The lack of curvature in Tesla’s doors meant less space for the motors and electrical components like those powering the windows, locking systems and handles, according to people familiar with their design, who asked not to be identified because they weren’t authorized to speak publicly. Instead, Tesla engineers opted for wire-release mechanisms for unlocking the doors in emergencies. The Cybertruck, which has even less space inside the door to fit components, was the first Tesla to do away with handles entirely — the doors open from the outside using buttons next to the bottom corners of the windows.
To make matters worse, where Tesla places manual releases differs by model. In the Model S, manual release cables are located under the carpet below the front of the rear seats. In addition, earlier iterations of Tesla’s top-selling vehicles lacked manual releases for the rear doors. Only in the last few years has Tesla added the capability for occupants in the second row to open the doors with no power. Model Y Teslas lacked manual releases for the rear doors as recently as 2024.

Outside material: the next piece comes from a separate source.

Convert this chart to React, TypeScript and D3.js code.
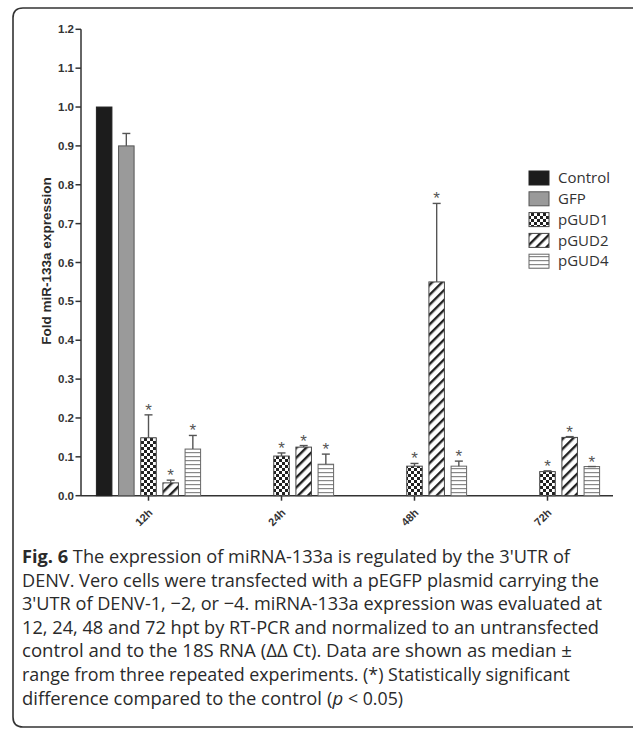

“If you are a passenger, or jump into a rental car or a Model Y that is a robotaxi, you are not going to be aware of [manual door release locations],” said Michael Brooks, executive director of the Center for Auto Safety, a Washington-based advocacy group. “It shouldn’t be a game of hide-and-seek.”

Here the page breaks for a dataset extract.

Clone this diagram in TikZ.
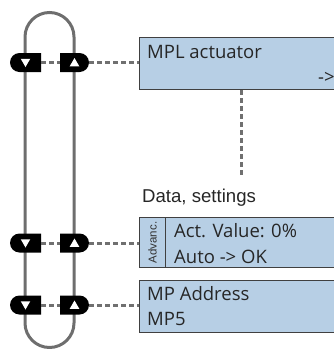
\documentclass[tikz,border=0pt]{standalone}
\usepackage{fontspec}
\setmainfont{Open Sans}
\newfontfamily\arialf{Liberation Sans}
\usetikzlibrary{shapes.misc,shapes.geometric}
\definecolor{boxblue}{RGB}{183,207,229}
\definecolor{loopgray}{RGB}{110,110,110}
\definecolor{dashgray}{RGB}{112,112,112}
\definecolor{edgegray}{RGB}{64,64,64}
\tikzset{
  looppath/.style={draw=loopgray,line width=3pt},
  btnleft/.style={rounded rectangle,rounded rectangle right arc=none,fill=black,minimum width=31pt,minimum height=19pt,inner sep=0pt},
  btnright/.style={rounded rectangle,rounded rectangle left arc=none,fill=black,minimum width=29pt,minimum height=19pt,inner sep=0pt},
  tri/.style={regular polygon,regular polygon sides=3,fill=white,minimum size=11pt,inner sep=0pt},
  dashc/.style={draw=dashgray,line width=3pt,dash pattern=on 5pt off 3pt},
  panel/.style={draw=edgegray,line width=1pt,fill=boxblue,rectangle,inner sep=0pt,anchor=north west},
  ptext/.style={font=\fontsize{18.5}{22}\selectfont,anchor=base west,inner sep=0pt,text=black!85}
}
\begin{document}
\begin{tikzpicture}[x=1pt,y=-1pt]
\useasboundingbox (0,0) rectangle (334,349);
\clip (0,0) rectangle (334,349);
% loop
\draw[looppath] (25,323) -- (25,37) arc[start angle=180,end angle=0,radius=24.5pt] -- (74,323) arc[start angle=0,end angle=-180,radius=24.5pt];
% panels
\node[panel,minimum width=220pt,minimum height=52pt] (box1) at (139,37) {};
\node[panel,minimum width=220pt,minimum height=50pt] (box2) at (139,217) {};
\node[panel,minimum width=26pt,minimum height=50pt] (adv) at (139,217) {};
\node[panel,minimum width=220pt,minimum height=52pt] (box3) at (139,280) {};
% texts
\node[ptext] (t1) at (147,58) {MPL actuator};
\node[ptext] (t1b) at (318,83) {->};
\node[ptext] (t2a) at (174,237.5) {Act. Value: 0\%};
\node[ptext] (t2b) at (174,263) {Auto -> OK};
\node[ptext] (t3a) at (147,300) {MP Address};
\node[ptext] (t3b) at (147,325) {MP5};
\node[font=\arialf\fontsize{11.5}{12}\selectfont,rotate=90,inner sep=0pt,text=black!80] (advt) at (adv.center) {Advanc.};
\node[font=\arialf\fontsize{18.6}{22}\selectfont,anchor=base west,inner sep=0pt,text=black!85] (data) at (142,202) {Data, settings};
% buttons
\foreach \r/\y in {1/62.5,2/243,3/305}{
  \node[btnleft] (d\r) at (25.5,\y) {};
  \node[btnright] (u\r) at (74.5,\y) {};
  \node[tri,shape border rotate=180] (dt\r) at (25.5,\y-1) {};
  \node[tri] (ut\r) at (74.5,\y+1) {};
  \draw[dashc] (d\r.east) -- (u\r.west);
}
\draw[dashc] (u1.east) -- (u1.east -| box1.west);
\draw[dashc] (u2.east) -- (u2.east -| box2.west);
\draw[dashc] (u3.east) -- (u3.east -| box3.west);
% vertical dashed
\coordinate (vend) at (241,177);
\draw[dashc] (vend |- box1.south) -- (vend);
\end{tikzpicture}
\end{document}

Trouble opening Tesla’s doors dates back to the early days of the Model S. A 2012 New York Times review of the Model S described opening the sedan’s doors as a multi-step process that sometimes required several attempts. “Tesla sometimes takes its urge to reinvent too far,” the author wrote. In 2013, Elon Musk acknowledged door difficulties in his vehicles. “We’ve got quite a fancy door handle, and occasionally the sensor would malfunction,” the CEO said. “So you’d pull on the door handle, and it wouldn’t open. Obviously, it’s quite vexing for a customer.” Musk then claimed that Tesla had addressed the issue. “Essentially the door-handle incidents have gone to virtually zero,” he said.
But in reality, that was a complete lie. In reality, Tesla’s difficulties were far from over. The company redesigned its door handles several times and became the butt of jokes even among enthusiasts.
“As you know, you are not a true Tesla Model S owner until your car has been on a flatbed, or one of your handles has developed an issue where you could no longer enter the vehicle,” Rich Benoit, a YouTuber with 1.6 million subscribers, joked in a 2018 overview of common failures. Musk and other company executives have refused to respond to recent inquiries and requests for comment.
Complaints about Tesla’s electrically powered doors also pervade NHTSA’s database that the agency uses to identify potential defects. Bloomberg News identified more than 140 consumer complaints related to Tesla’s doors getting stuck, not opening or otherwise malfunctioning since 2018. While it’s difficult to assess how that compares with other models with similar doors, the regulator has taken notice.
In June, Maddi sued Tesla for damages and past and future medical expenses. She alleges that Tesla’s doors pose an unreasonable safety risk. “The vehicle’s door handles and locking system were defectively designed which prevented rescuers from extracting the occupants,” reads the complaint, which was filed in Travis County District Court in Austin.
After multiple surgeries, including skin grafting for her face, Maddi is still recovering. She struggles with nerve pain and a nagging cough linked to the smoke she inhaled while trapped. She knows she’s lucky to be alive, but the recovery process will take years. Another reconstructive surgery is planned for October. “Sometimes it is very depressing to see my face,” she says. “Who is this? I wouldn’t recognize myself. Is this what I am now? It took many months and many nights of crying to come to this stage.”